Most Democrats did not support the House bill, which they said would provide converter boxes for only 10 million households — about half of the homes that would probably need them. Consumers would have to request vouchers to help pay for the converters; Democrats say the vouchers should be sent to everyone.

"The Senate does come closer to what we think needs to be done," said Rep. John Dingell, D-Mich., the ranking minority committee member, who voted against the bill.

Consumer groups worried that the money would buy too few conversion boxes, leaving vulnerable groups with blank TVs come 2009.

"The consumers who are least informed and least connected are the least likely to get assistance," said Jeannine Kenney of Consumers Union, the publisher of Consumer Reports.

The committee majority disagreed.

"We don't expect multimillionaires to take advantage of the program," said Chairman Joe Barton, R-Texas. "The assumption is that households that don't need the coupon won't ask for it."

An estimated 21 million households rely solely on free, over-the-air television, and they'll need some type of a converter box to keep receiving their television service in the digital era. Cable and satellite customers won't be affected, and higher-end TVs may already be capable of receiving digital signals.

In both the Senate and House legislation, the converter subsidy program would be paid for by money raised from the auction of the analog spectrum, or radio frequencies, which broadcasters are vacating. Those frequencies are valued at $10 billion but could net significantly more than that.

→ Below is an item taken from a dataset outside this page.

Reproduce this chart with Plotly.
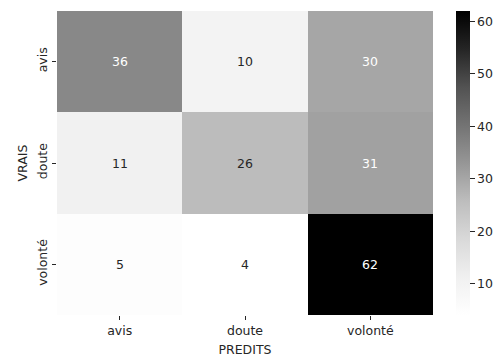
import plotly.graph_objects as go

# Confusion matrix: rows = true labels, columns = predicted labels
labels = ["avis", "doute", "volonté"]
counts = [
    [36, 10, 30],
    [11, 26, 31],
    [5, 4, 62],
]
cbar_ticks = [10, 20, 30, 40, 50, 60]

zmin = min(min(r) for r in counts)
zmax = max(max(r) for r in counts)

# matplotlib "Greys" colormap
greys = ["#ffffff", "#f0f0f0", "#d9d9d9", "#bdbdbd", "#969696",
         "#737373", "#525252", "#252525", "#000000"]
colorscale = [[i / (len(greys) - 1), c] for i, c in enumerate(greys)]

font_family = "DejaVu Sans"
fs = 12.5
ink = "#262626"

fig = go.Figure(
    go.Heatmap(
        z=counts,
        x=labels,
        y=labels,
        zmin=zmin,
        zmax=zmax,
        colorscale=colorscale,
        showscale=True,
        colorbar=dict(
            x=0.909,
            xanchor="left",
            xref="paper",
            xpad=0,
            y=0.5,
            yanchor="middle",
            ypad=0,
            len=1.0,
            lenmode="fraction",
            thickness=14,
            thicknessmode="pixels",
            outlinewidth=0,
            tickvals=cbar_ticks,
            tickprefix="\u00a0",
            ticks="outside",
            ticklen=5,
            tickcolor=ink,
            tickfont=dict(family=font_family, size=fs, color=ink),
        ),
        hoverinfo="skip",
    )
)

# Cell annotations with contrasting text colour
annotations = []
for i, row in enumerate(counts):
    for j, v in enumerate(row):
        frac = (v - zmin) / (zmax - zmin)
        color = "#ffffff" if frac > 0.42 else ink
        annotations.append(dict(
            x=labels[j], y=labels[i], text=str(v), showarrow=False,
            font=dict(family=font_family, size=fs, color=color),
        ))

fig.update_layout(
    width=496,
    height=360,
    margin=dict(l=57, r=0, t=11, b=45),
    paper_bgcolor="white",
    plot_bgcolor="white",
    annotations=annotations,
    font=dict(family=font_family, size=fs, color=ink),
    xaxis=dict(
        domain=[0, 0.8565],
        title=dict(text="PREDITS", font=dict(size=fs), standoff=8),
        ticks="outside", ticklen=4, tickcolor=ink,
        showgrid=False, zeroline=False, showline=False,
        tickfont=dict(size=fs),
    ),
    yaxis=dict(
        title=dict(text="VRAIS", font=dict(size=fs), standoff=4),
        autorange="reversed",
        ticks="outside", ticklen=4, tickcolor=ink,
        tickangle=-90,
        showgrid=False, zeroline=False, showline=False,
        tickfont=dict(size=fs),
    ),
)

fig.write_html("out.html")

Some of the spectrum has been promised to public safety groups to help improve radio communications. Committee Democrats on Wednesday wanted to dedicate nearly $6 billion of spectrum auction proceeds to programs to help local authorities get this spectrum and put it to use. The final House legislation, however, includes about $500,0000 for this purpose. It also gives New York City $30 million to compensate temporarily for the loss on Sept. 11, 2001, of a major antenna tower.

It is estimated that converter boxes will cost about $50 or $60. The bills in both chambers call for the government to pay about $40, with the consumer paying the rest.